**TASK PROMPT**. Copy the data below exactly, omitting any picture it contains.

'''

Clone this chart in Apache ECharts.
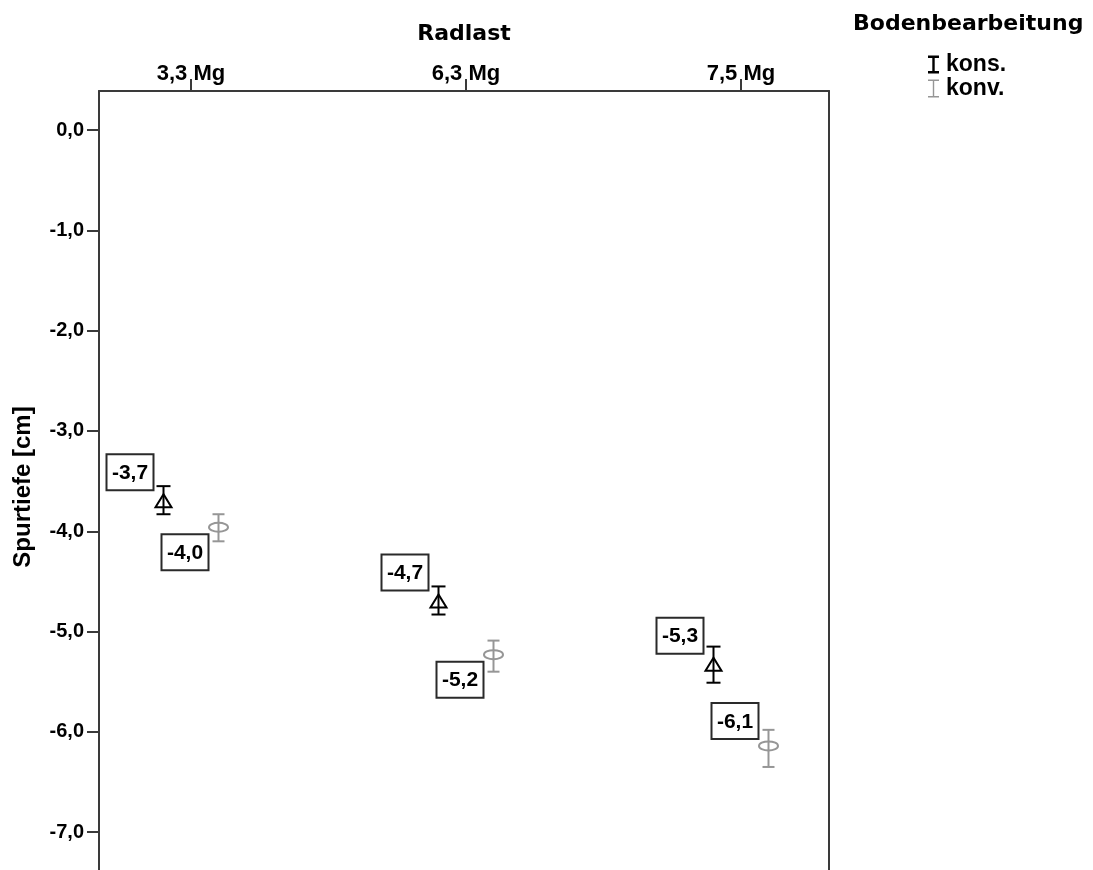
<!DOCTYPE html>
<html>
<head>
<meta charset="utf-8">
<title>Spurtiefe nach Radlast und Bodenbearbeitung</title>
<script src="https://cdn.jsdelivr.net/npm/echarts@6/dist/echarts.min.js"></script>
<style>
  html, body { margin: 0; padding: 0; background: #fff; }
  #chart { width: 1093px; height: 870px; }
</style>
</head>
<body>
<div id="chart"></div>
<script>
// Radlast categories and the two tillage groups
const loads = ['3,3 Mg', '6,3 Mg', '7,5 Mg'];
const groups = ['kons.', 'konv.'];

// Mean rut depth (cm) with error bar limits, konservierend
const konsMean = [-3.70, -4.70, -5.33];
const konsLow  = [-3.83, -4.83, -5.51];
const konsHigh = [-3.55, -4.55, -5.15];

// Mean rut depth (cm) with error bar limits, konventionell
const konvMean = [-3.96, -5.23, -6.14];
const konvLow  = [-4.10, -5.40, -6.35];
const konvHigh = [-3.83, -5.09, -5.98];

// y-axis tick values
const yTicks = [0, -1, -2, -3, -4, -5, -6, -7];

// where each value box sits relative to its marker
const konsLabelSide = ['up', 'up', 'up'];
const konvLabelSide = ['down', 'down', 'up'];

const FONT = "'Liberation Sans', Arial, Helvetica, sans-serif";
const TITLE_FONT = "'DejaVu Sans', Verdana, sans-serif";
const AXIS_COLOR = '#3a3a3a';
const KONS_COLOR = '#000000';
const KONV_COLOR = '#969696';
const GROUP_SHIFT = 0.1;

const fmt = v => v.toFixed(1).replace('.', ',');

function makeRows(mean, low, high) {
  return mean.map((m, i) => [i, m, low[i], high[i]]);
}

function makeRenderer(shift, color, marker, sides) {
  return function (params, api) {
    const i = params.dataIndex;
    const xv = api.value(0) + shift;
    const mean = api.value(1);
    const p = api.coord([xv, mean]);
    const top = api.coord([xv, api.value(3)]);
    const bot = api.coord([xv, api.value(2)]);
    const capHalf = marker === 'triangle' ? 7 : 6;
    const lineStyle = { stroke: color, lineWidth: 2 };
    const children = [
      { type: 'line', shape: { x1: p[0], y1: top[1], x2: p[0], y2: bot[1] }, style: lineStyle },
      { type: 'line', shape: { x1: p[0] - capHalf, y1: top[1], x2: p[0] + capHalf, y2: top[1] }, style: lineStyle },
      { type: 'line', shape: { x1: p[0] - capHalf, y1: bot[1], x2: p[0] + capHalf, y2: bot[1] }, style: lineStyle }
    ];
    if (marker === 'triangle') {
      children.push({
        type: 'polygon',
        shape: { points: [[p[0], p[1] - 7], [p[0] - 8, p[1] + 6], [p[0] + 8, p[1] + 6]] },
        style: { fill: 'none', stroke: color, lineWidth: 2 }
      });
    } else {
      children.push({
        type: 'ellipse',
        shape: { cx: p[0], cy: p[1], rx: 9.5, ry: 4.5 },
        style: { fill: 'none', stroke: color, lineWidth: 2 }
      });
    }
    // value box up-left or down-left of the marker
    const bw = 47, bh = 36;
    const right = p[0] - 10;
    const side = sides[i];
    const by = side === 'up' ? p[1] - (marker === 'triangle' ? 11 : 7) - bh : p[1] + 7;
    children.push({
      type: 'rect',
      shape: { x: right - bw, y: by, width: bw, height: bh },
      style: { fill: '#ffffff', stroke: '#2a2a2a', lineWidth: 2 }
    });
    children.push({
      type: 'text',
      style: {
        text: fmt(mean),
        x: right - bw / 2,
        y: by + bh / 2 + 1,
        align: 'center',
        verticalAlign: 'middle',
        fill: '#000',
        font: 'bold 21px ' + FONT
      }
    });
    return { type: 'group', children: children };
  };
}

const chart = echarts.init(document.getElementById('chart'), null, { renderer: 'canvas' });

const gridTop = 91;
const pxPerUnit = 100.29;
const yMax = 0.39;
const yMin = yMax - (870 - gridTop) / pxPerUnit;

chart.setOption({
  animation: false,
  backgroundColor: '#ffffff',
  title: {
    text: 'Bodenbearbeitung',
    left: 848,
    top: 8,
    textStyle: { fontFamily: TITLE_FONT, fontWeight: 'bold', fontSize: 22, color: '#000' }
  },
  legend: {
    orient: 'vertical',
    left: 923,
    top: 48,
    itemGap: 1,
    itemWidth: 11,
    itemHeight: 18,
    textStyle: { fontFamily: FONT, fontWeight: 'bold', fontSize: 23, color: '#000', padding: [0, 0, 0, 2] },
    data: [
      { name: groups[0], icon: 'path://M0,0H11V2.5H6.7V15.5H11V18H0V15.5H4.3V2.5H0Z' },
      { name: groups[1], icon: 'path://M0,0H11V1.6H6.2V16.4H11V18H0V16.4H4.8V1.6H0Z' }
    ]
  },
  grid: {
    left: 99,
    top: gridTop,
    width: 730,
    bottom: 0,
    show: false
  },
  xAxis: {
    type: 'value',
    position: 'top',
    min: -92 / 275,
    max: -92 / 275 + 730 / 275,
    name: 'Radlast',
    nameLocation: 'middle',
    nameGap: 46,
    nameTextStyle: { fontFamily: TITLE_FONT, fontWeight: 'bold', fontSize: 22, color: '#000' },
    axisLine: { show: true, onZero: false, lineStyle: { color: AXIS_COLOR, width: 2 } },
    axisTick: { show: true, length: 12, customValues: [0, 1, 2], lineStyle: { color: AXIS_COLOR, width: 2 } },
    axisLabel: {
      customValues: [0, 1, 2],
      formatter: v => loads[Math.round(v)],
      margin: 6,
      fontFamily: FONT, fontWeight: 'bold', fontSize: 22, color: '#000'
    },
    splitLine: { show: false }
  },
  yAxis: [
    {
      type: 'value',
      min: yMin,
      max: yMax,
      name: 'Spurtiefe [cm]',
      nameLocation: 'middle',
      nameGap: 64,
      nameTextStyle: { fontFamily: FONT, fontWeight: 'bold', fontSize: 24, color: '#000', padding: [0, 13, 0, 0] },
      axisLine: { show: true, onZero: false, lineStyle: { color: AXIS_COLOR, width: 2 } },
      axisTick: { show: true, length: 12, customValues: yTicks, lineStyle: { color: AXIS_COLOR, width: 2 } },
      axisLabel: {
        customValues: yTicks,
        formatter: v => fmt(v),
        margin: 15,
        fontFamily: FONT, fontWeight: 'bold', fontSize: 20, color: '#000'
      },
      splitLine: { show: false }
    },
    {
      // right-hand frame line
      type: 'value',
      position: 'right',
      min: yMin,
      max: yMax,
      axisLine: { show: true, onZero: false, lineStyle: { color: AXIS_COLOR, width: 2 } },
      axisTick: { show: false },
      axisLabel: { show: false },
      splitLine: { show: false }
    }
  ],
  series: [
    {
      name: groups[0],
      type: 'custom',
      itemStyle: { color: KONS_COLOR },
      encode: { x: 0, y: 1 },
      renderItem: makeRenderer(-GROUP_SHIFT, KONS_COLOR, 'triangle', konsLabelSide),
      data: makeRows(konsMean, konsLow, konsHigh),
      z: 3
    },
    {
      name: groups[1],
      type: 'custom',
      itemStyle: { color: KONV_COLOR },
      encode: { x: 0, y: 1 },
      renderItem: makeRenderer(GROUP_SHIFT, KONV_COLOR, 'ellipse', konvLabelSide),
      data: makeRows(konvMean, konvLow, konvHigh),
      z: 3
    }
  ]
});
</script>
</body>
</html>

'''

**ANSWER FOR THIS EXERCISE**.
Clone this chart in Apache ECharts.
<!DOCTYPE html>
<html>
<head>
<meta charset="utf-8">
<title>Spurtiefe nach Radlast und Bodenbearbeitung</title>
<script src="https://cdn.jsdelivr.net/npm/echarts@6/dist/echarts.min.js"></script>
<style>
  html, body { margin: 0; padding: 0; background: #fff; }
  #chart { width: 1093px; height: 870px; }
</style>
</head>
<body>
<div id="chart"></div>
<script>
// Radlast categories and the two tillage groups
const loads = ['3,3 Mg', '6,3 Mg', '7,5 Mg'];
const groups = ['kons.', 'konv.'];

// Mean rut depth (cm) with error bar limits, konservierend
const konsMean = [-3.70, -4.70, -5.33];
const konsLow  = [-3.83, -4.83, -5.51];
const konsHigh = [-3.55, -4.55, -5.15];

// Mean rut depth (cm) with error bar limits, konventionell
const konvMean = [-3.96, -5.23, -6.14];
const konvLow  = [-4.10, -5.40, -6.35];
const konvHigh = [-3.83, -5.09, -5.98];

// y-axis tick values
const yTicks = [0, -1, -2, -3, -4, -5, -6, -7];

// where each value box sits relative to its marker
const konsLabelSide = ['up', 'up', 'up'];
const konvLabelSide = ['down', 'down', 'up'];

const FONT = "'Liberation Sans', Arial, Helvetica, sans-serif";
const TITLE_FONT = "'DejaVu Sans', Verdana, sans-serif";
const AXIS_COLOR = '#3a3a3a';
const KONS_COLOR = '#000000';
const KONV_COLOR = '#969696';
const GROUP_SHIFT = 0.1;

const fmt = v => v.toFixed(1).replace('.', ',');

function makeRows(mean, low, high) {
  return mean.map((m, i) => [i, m, low[i], high[i]]);
}

function makeRenderer(shift, color, marker, sides) {
  return function (params, api) {
    const i = params.dataIndex;
    const xv = api.value(0) + shift;
    const mean = api.value(1);
    const p = api.coord([xv, mean]);
    const top = api.coord([xv, api.value(3)]);
    const bot = api.coord([xv, api.value(2)]);
    const capHalf = marker === 'triangle' ? 7 : 6;
    const lineStyle = { stroke: color, lineWidth: 2 };
    const children = [
      { type: 'line', shape: { x1: p[0], y1: top[1], x2: p[0], y2: bot[1] }, style: lineStyle },
      { type: 'line', shape: { x1: p[0] - capHalf, y1: top[1], x2: p[0] + capHalf, y2: top[1] }, style: lineStyle },
      { type: 'line', shape: { x1: p[0] - capHalf, y1: bot[1], x2: p[0] + capHalf, y2: bot[1] }, style: lineStyle }
    ];
    if (marker === 'triangle') {
      children.push({
        type: 'polygon',
        shape: { points: [[p[0], p[1] - 7], [p[0] - 8, p[1] + 6], [p[0] + 8, p[1] + 6]] },
        style: { fill: 'none', stroke: color, lineWidth: 2 }
      });
    } else {
      children.push({
        type: 'ellipse',
        shape: { cx: p[0], cy: p[1], rx: 9.5, ry: 4.5 },
        style: { fill: 'none', stroke: color, lineWidth: 2 }
      });
    }
    // value box up-left or down-left of the marker
    const bw = 47, bh = 36;
    const right = p[0] - 10;
    const side = sides[i];
    const by = side === 'up' ? p[1] - (marker === 'triangle' ? 11 : 7) - bh : p[1] + 7;
    children.push({
      type: 'rect',
      shape: { x: right - bw, y: by, width: bw, height: bh },
      style: { fill: '#ffffff', stroke: '#2a2a2a', lineWidth: 2 }
    });
    children.push({
      type: 'text',
      style: {
        text: fmt(mean),
        x: right - bw / 2,
        y: by + bh / 2 + 1,
        align: 'center',
        verticalAlign: 'middle',
        fill: '#000',
        font: 'bold 21px ' + FONT
      }
    });
    return { type: 'group', children: children };
  };
}

const chart = echarts.init(document.getElementById('chart'), null, { renderer: 'canvas' });

const gridTop = 91;
const pxPerUnit = 100.29;
const yMax = 0.39;
const yMin = yMax - (870 - gridTop) / pxPerUnit;

chart.setOption({
  animation: false,
  backgroundColor: '#ffffff',
  title: {
    text: 'Bodenbearbeitung',
    left: 848,
    top: 8,
    textStyle: { fontFamily: TITLE_FONT, fontWeight: 'bold', fontSize: 22, color: '#000' }
  },
  legend: {
    orient: 'vertical',
    left: 923,
    top: 48,
    itemGap: 1,
    itemWidth: 11,
    itemHeight: 18,
    textStyle: { fontFamily: FONT, fontWeight: 'bold', fontSize: 23, color: '#000', padding: [0, 0, 0, 2] },
    data: [
      { name: groups[0], icon: 'path://M0,0H11V2.5H6.7V15.5H11V18H0V15.5H4.3V2.5H0Z' },
      { name: groups[1], icon: 'path://M0,0H11V1.6H6.2V16.4H11V18H0V16.4H4.8V1.6H0Z' }
    ]
  },
  grid: {
    left: 99,
    top: gridTop,
    width: 730,
    bottom: 0,
    show: false
  },
  xAxis: {
    type: 'value',
    position: 'top',
    min: -92 / 275,
    max: -92 / 275 + 730 / 275,
    name: 'Radlast',
    nameLocation: 'middle',
    nameGap: 46,
    nameTextStyle: { fontFamily: TITLE_FONT, fontWeight: 'bold', fontSize: 22, color: '#000' },
    axisLine: { show: true, onZero: false, lineStyle: { color: AXIS_COLOR, width: 2 } },
    axisTick: { show: true, length: 12, customValues: [0, 1, 2], lineStyle: { color: AXIS_COLOR, width: 2 } },
    axisLabel: {
      customValues: [0, 1, 2],
      formatter: v => loads[Math.round(v)],
      margin: 6,
      fontFamily: FONT, fontWeight: 'bold', fontSize: 22, color: '#000'
    },
    splitLine: { show: false }
  },
  yAxis: [
    {
      type: 'value',
      min: yMin,
      max: yMax,
      name: 'Spurtiefe [cm]',
      nameLocation: 'middle',
      nameGap: 64,
      nameTextStyle: { fontFamily: FONT, fontWeight: 'bold', fontSize: 24, color: '#000', padding: [0, 13, 0, 0] },
      axisLine: { show: true, onZero: false, lineStyle: { color: AXIS_COLOR, width: 2 } },
      axisTick: { show: true, length: 12, customValues: yTicks, lineStyle: { color: AXIS_COLOR, width: 2 } },
      axisLabel: {
        customValues: yTicks,
        formatter: v => fmt(v),
        margin: 15,
        fontFamily: FONT, fontWeight: 'bold', fontSize: 20, color: '#000'
      },
      splitLine: { show: false }
    },
    {
      // right-hand frame line
      type: 'value',
      position: 'right',
      min: yMin,
      max: yMax,
      axisLine: { show: true, onZero: false, lineStyle: { color: AXIS_COLOR, width: 2 } },
      axisTick: { show: false },
      axisLabel: { show: false },
      splitLine: { show: false }
    }
  ],
  series: [
    {
      name: groups[0],
      type: 'custom',
      itemStyle: { color: KONS_COLOR },
      encode: { x: 0, y: 1 },
      renderItem: makeRenderer(-GROUP_SHIFT, KONS_COLOR, 'triangle', konsLabelSide),
      data: makeRows(konsMean, konsLow, konsHigh),
      z: 3
    },
    {
      name: groups[1],
      type: 'custom',
      itemStyle: { color: KONV_COLOR },
      encode: { x: 0, y: 1 },
      renderItem: makeRenderer(GROUP_SHIFT, KONV_COLOR, 'ellipse', konvLabelSide),
      data: makeRows(konvMean, konvLow, konvHigh),
      z: 3
    }
  ]
});
</script>
</body>
</html>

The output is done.